*EXERCISE GOAL:* Reproduce all the lines below exactly and omit the images.
+ + +
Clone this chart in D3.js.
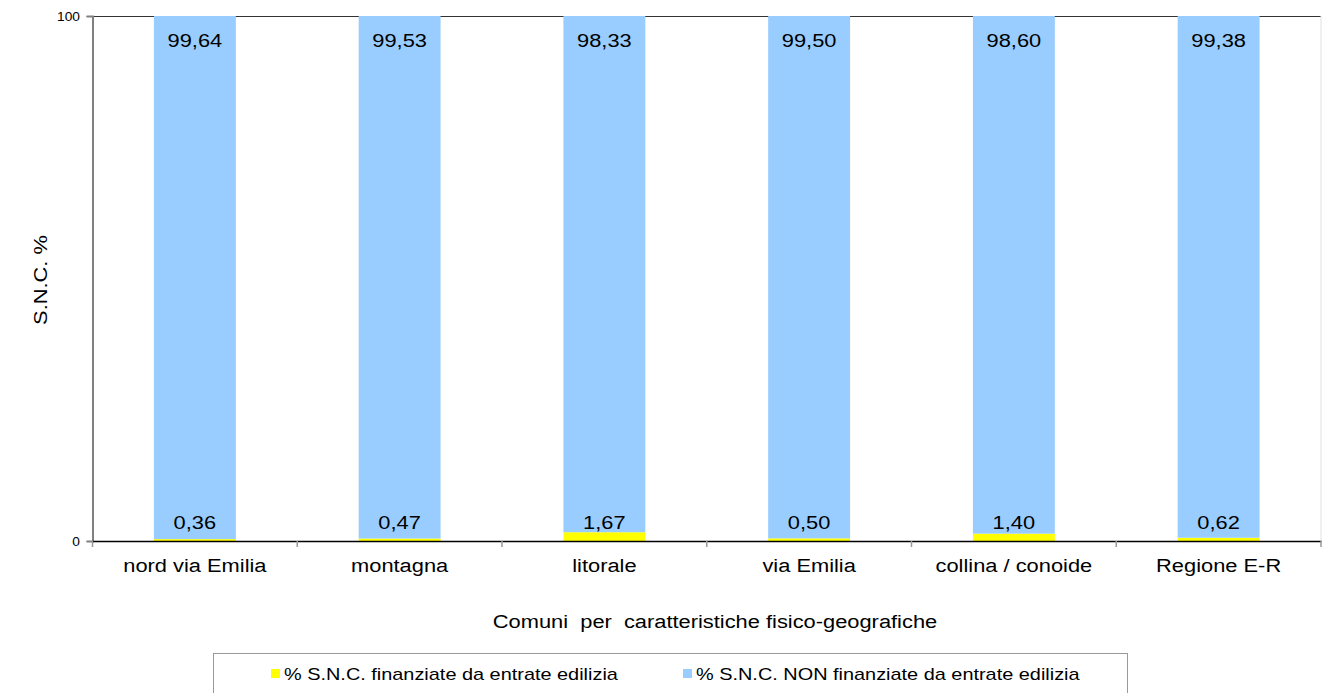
<!DOCTYPE html>
<html>
<head>
<meta charset="utf-8">
<script src="https://cdn.jsdelivr.net/npm/d3@7"></script>
<style>
  html, body { margin: 0; padding: 0; background: #fff; }
  svg { display: block; font-family: Arial, "Liberation Sans", sans-serif; }
</style>
</head>
<body>
<svg id="chart" width="1332" height="693"></svg>
<script>
// Comuni grouped by physical-geographic zone
const categories = ["nord via Emilia", "montagna", "litorale", "via Emilia", "collina / conoide", "Regione E-R"];
// Share of S.N.C. funded by building revenues (%)
const financed = [0.36, 0.47, 1.67, 0.50, 1.40, 0.62];
// Share of S.N.C. NOT funded by building revenues (%)
const notFinanced = [99.64, 99.53, 98.33, 99.50, 98.60, 99.38];
const yTicks = [0, 100];
const seriesNames = ["% S.N.C. finanziate da entrate edilizia", "% S.N.C. NON finanziate da entrate edilizia"];
const seriesColors = ["#ffff00", "#99ccff"];

const fmt = v => v.toFixed(2).replace(".", ",");
// the chart's lettering is set slightly wide
const WIDE = 1.15;

const svg = d3.select("#chart");
const plotLeft = 92.5, plotRight = 1321, plotTop = 16, plotBottom = 541;

const x = d3.scaleBand().domain(categories).range([plotLeft, plotRight]).paddingInner(0.6).paddingOuter(0.3);
const y = d3.scaleLinear().domain([0, 100]).range([plotBottom, plotTop]);
const step = x.step();

const rows = categories.map((c, i) => ({ c, a: financed[i], b: notFinanced[i] }));

// places a text at (px, py), widened horizontally
function place(sel, px, py, sx = WIDE, rot = 0) {
  sel.attr("x", 0).attr("y", 0)
    .attr("transform", (d, i) => {
      const tx = typeof px === "function" ? px(d, i) : px;
      const ty = typeof py === "function" ? py(d, i) : py;
      return `translate(${tx},${ty})` + (rot ? ` rotate(${rot})` : "") + ` scale(${sx},1)`;
    });
  return sel;
}

// plot frame: top border dark, right border light
svg.append("line").attr("x1", plotLeft).attr("x2", plotRight).attr("y1", plotTop + 0.5).attr("y2", plotTop + 0.5)
  .attr("stroke", "#333").attr("stroke-width", 1.2);
svg.append("line").attr("x1", plotRight).attr("x2", plotRight).attr("y1", plotTop).attr("y2", plotBottom)
  .attr("stroke", "#e0e0e0").attr("stroke-width", 1);

// stacked bars
const g = svg.append("g");
g.selectAll("rect.fin").data(rows).join("rect").attr("class", "fin")
  .attr("x", d => x(d.c)).attr("width", x.bandwidth())
  .attr("y", d => y(d.a)).attr("height", d => y(0) - y(d.a))
  .attr("fill", seriesColors[0]);
g.selectAll("rect.non").data(rows).join("rect").attr("class", "non")
  .attr("x", d => x(d.c)).attr("width", x.bandwidth())
  .attr("y", d => y(d.a + d.b)).attr("height", d => y(d.a) - y(d.a + d.b))
  .attr("fill", seriesColors[1]);

// value labels
place(g.selectAll("text.vb").data(rows).join("text").attr("class", "vb")
  .attr("text-anchor", "middle").attr("font-size", 19).attr("fill", "#000")
  .text(d => fmt(d.b)),
  d => x(d.c) + x.bandwidth() / 2, d => y(d.a + d.b) + 31);
place(g.selectAll("text.va").data(rows).join("text").attr("class", "va")
  .attr("text-anchor", "middle").attr("font-size", 19).attr("fill", "#000")
  .text(d => fmt(d.a)),
  d => x(d.c) + x.bandwidth() / 2, y(0) - 12);

// y axis
const yAxis = svg.append("g").attr("transform", `translate(${plotLeft},0)`)
  .call(d3.axisLeft(y).tickValues(yTicks).tickSize(6).tickPadding(6).tickFormat(d3.format("d")));
yAxis.select(".domain").attr("stroke", "#808080").attr("stroke-width", 2);
yAxis.selectAll(".tick line").attr("stroke", "#808080");
yAxis.selectAll(".tick text").attr("font-size", 12.5).attr("fill", "#000")
  .attr("font-family", "Arial, 'Liberation Sans', sans-serif")
  .attr("x", 0).attr("transform", "translate(-12.5,0) scale(1.1,1)");

// x axis
const xAxis = svg.append("g").attr("transform", `translate(0,${plotBottom})`)
  .call(d3.axisBottom(x).tickSize(0).tickPadding(18));
xAxis.select(".domain").attr("stroke", "#000").attr("stroke-width", 1.5);
xAxis.selectAll(".tick text").attr("font-size", 19).attr("fill", "#000")
  .attr("font-family", "Arial, 'Liberation Sans', sans-serif")
  .attr("transform", `scale(${WIDE},1)`);
// category separators
svg.append("g").selectAll("line").data(d3.range(categories.length + 1)).join("line")
  .attr("x1", i => plotLeft + i * step).attr("x2", i => plotLeft + i * step)
  .attr("y1", plotBottom).attr("y2", plotBottom + 6)
  .attr("stroke", "#999").attr("stroke-width", 1.5);

// axis titles
place(svg.append("text").attr("text-anchor", "middle")
  .attr("font-size", 19).attr("fill", "#000").attr("xml:space", "preserve")
  .text("Comuni  per  caratteristiche fisico-geografiche"), 715, 628);
place(svg.append("text").attr("text-anchor", "middle")
  .attr("font-size", 19).attr("fill", "#000").text("S.N.C. %"), 47, 280, WIDE, -90);

// legend
const lg = svg.append("g");
lg.append("rect").attr("x", 213.5).attr("y", 653.5).attr("width", 914).attr("height", 60)
  .attr("fill", "#fff").attr("stroke", "#999").attr("stroke-width", 1);
const legendX = [271, 683];
seriesNames.forEach((name, i) => {
  lg.append("rect").attr("x", legendX[i]).attr("y", 669).attr("width", 9).attr("height", 9)
    .attr("fill", seriesColors[i]);
  place(lg.append("text").attr("font-size", 17).attr("fill", "#000").text(name),
    legendX[i] + 13, 680, 1.17);
});
</script>
</body>
</html>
+ + +
*RESULT:*
Clone this chart in D3.js.
<!DOCTYPE html>
<html>
<head>
<meta charset="utf-8">
<script src="https://cdn.jsdelivr.net/npm/d3@7"></script>
<style>
  html, body { margin: 0; padding: 0; background: #fff; }
  svg { display: block; font-family: Arial, "Liberation Sans", sans-serif; }
</style>
</head>
<body>
<svg id="chart" width="1332" height="693"></svg>
<script>
// Comuni grouped by physical-geographic zone
const categories = ["nord via Emilia", "montagna", "litorale", "via Emilia", "collina / conoide", "Regione E-R"];
// Share of S.N.C. funded by building revenues (%)
const financed = [0.36, 0.47, 1.67, 0.50, 1.40, 0.62];
// Share of S.N.C. NOT funded by building revenues (%)
const notFinanced = [99.64, 99.53, 98.33, 99.50, 98.60, 99.38];
const yTicks = [0, 100];
const seriesNames = ["% S.N.C. finanziate da entrate edilizia", "% S.N.C. NON finanziate da entrate edilizia"];
const seriesColors = ["#ffff00", "#99ccff"];

const fmt = v => v.toFixed(2).replace(".", ",");
// the chart's lettering is set slightly wide
const WIDE = 1.15;

const svg = d3.select("#chart");
const plotLeft = 92.5, plotRight = 1321, plotTop = 16, plotBottom = 541;

const x = d3.scaleBand().domain(categories).range([plotLeft, plotRight]).paddingInner(0.6).paddingOuter(0.3);
const y = d3.scaleLinear().domain([0, 100]).range([plotBottom, plotTop]);
const step = x.step();

const rows = categories.map((c, i) => ({ c, a: financed[i], b: notFinanced[i] }));

// places a text at (px, py), widened horizontally
function place(sel, px, py, sx = WIDE, rot = 0) {
  sel.attr("x", 0).attr("y", 0)
    .attr("transform", (d, i) => {
      const tx = typeof px === "function" ? px(d, i) : px;
      const ty = typeof py === "function" ? py(d, i) : py;
      return `translate(${tx},${ty})` + (rot ? ` rotate(${rot})` : "") + ` scale(${sx},1)`;
    });
  return sel;
}

// plot frame: top border dark, right border light
svg.append("line").attr("x1", plotLeft).attr("x2", plotRight).attr("y1", plotTop + 0.5).attr("y2", plotTop + 0.5)
  .attr("stroke", "#333").attr("stroke-width", 1.2);
svg.append("line").attr("x1", plotRight).attr("x2", plotRight).attr("y1", plotTop).attr("y2", plotBottom)
  .attr("stroke", "#e0e0e0").attr("stroke-width", 1);

// stacked bars
const g = svg.append("g");
g.selectAll("rect.fin").data(rows).join("rect").attr("class", "fin")
  .attr("x", d => x(d.c)).attr("width", x.bandwidth())
  .attr("y", d => y(d.a)).attr("height", d => y(0) - y(d.a))
  .attr("fill", seriesColors[0]);
g.selectAll("rect.non").data(rows).join("rect").attr("class", "non")
  .attr("x", d => x(d.c)).attr("width", x.bandwidth())
  .attr("y", d => y(d.a + d.b)).attr("height", d => y(d.a) - y(d.a + d.b))
  .attr("fill", seriesColors[1]);

// value labels
place(g.selectAll("text.vb").data(rows).join("text").attr("class", "vb")
  .attr("text-anchor", "middle").attr("font-size", 19).attr("fill", "#000")
  .text(d => fmt(d.b)),
  d => x(d.c) + x.bandwidth() / 2, d => y(d.a + d.b) + 31);
place(g.selectAll("text.va").data(rows).join("text").attr("class", "va")
  .attr("text-anchor", "middle").attr("font-size", 19).attr("fill", "#000")
  .text(d => fmt(d.a)),
  d => x(d.c) + x.bandwidth() / 2, y(0) - 12);

// y axis
const yAxis = svg.append("g").attr("transform", `translate(${plotLeft},0)`)
  .call(d3.axisLeft(y).tickValues(yTicks).tickSize(6).tickPadding(6).tickFormat(d3.format("d")));
yAxis.select(".domain").attr("stroke", "#808080").attr("stroke-width", 2);
yAxis.selectAll(".tick line").attr("stroke", "#808080");
yAxis.selectAll(".tick text").attr("font-size", 12.5).attr("fill", "#000")
  .attr("font-family", "Arial, 'Liberation Sans', sans-serif")
  .attr("x", 0).attr("transform", "translate(-12.5,0) scale(1.1,1)");

// x axis
const xAxis = svg.append("g").attr("transform", `translate(0,${plotBottom})`)
  .call(d3.axisBottom(x).tickSize(0).tickPadding(18));
xAxis.select(".domain").attr("stroke", "#000").attr("stroke-width", 1.5);
xAxis.selectAll(".tick text").attr("font-size", 19).attr("fill", "#000")
  .attr("font-family", "Arial, 'Liberation Sans', sans-serif")
  .attr("transform", `scale(${WIDE},1)`);
// category separators
svg.append("g").selectAll("line").data(d3.range(categories.length + 1)).join("line")
  .attr("x1", i => plotLeft + i * step).attr("x2", i => plotLeft + i * step)
  .attr("y1", plotBottom).attr("y2", plotBottom + 6)
  .attr("stroke", "#999").attr("stroke-width", 1.5);

// axis titles
place(svg.append("text").attr("text-anchor", "middle")
  .attr("font-size", 19).attr("fill", "#000").attr("xml:space", "preserve")
  .text("Comuni  per  caratteristiche fisico-geografiche"), 715, 628);
place(svg.append("text").attr("text-anchor", "middle")
  .attr("font-size", 19).attr("fill", "#000").text("S.N.C. %"), 47, 280, WIDE, -90);

// legend
const lg = svg.append("g");
lg.append("rect").attr("x", 213.5).attr("y", 653.5).attr("width", 914).attr("height", 60)
  .attr("fill", "#fff").attr("stroke", "#999").attr("stroke-width", 1);
const legendX = [271, 683];
seriesNames.forEach((name, i) => {
  lg.append("rect").attr("x", legendX[i]).attr("y", 669).attr("width", 9).attr("height", 9)
    .attr("fill", seriesColors[i]);
  place(lg.append("text").attr("font-size", 17).attr("fill", "#000").text(name),
    legendX[i] + 13, 680, 1.17);
});
</script>
</body>
</html>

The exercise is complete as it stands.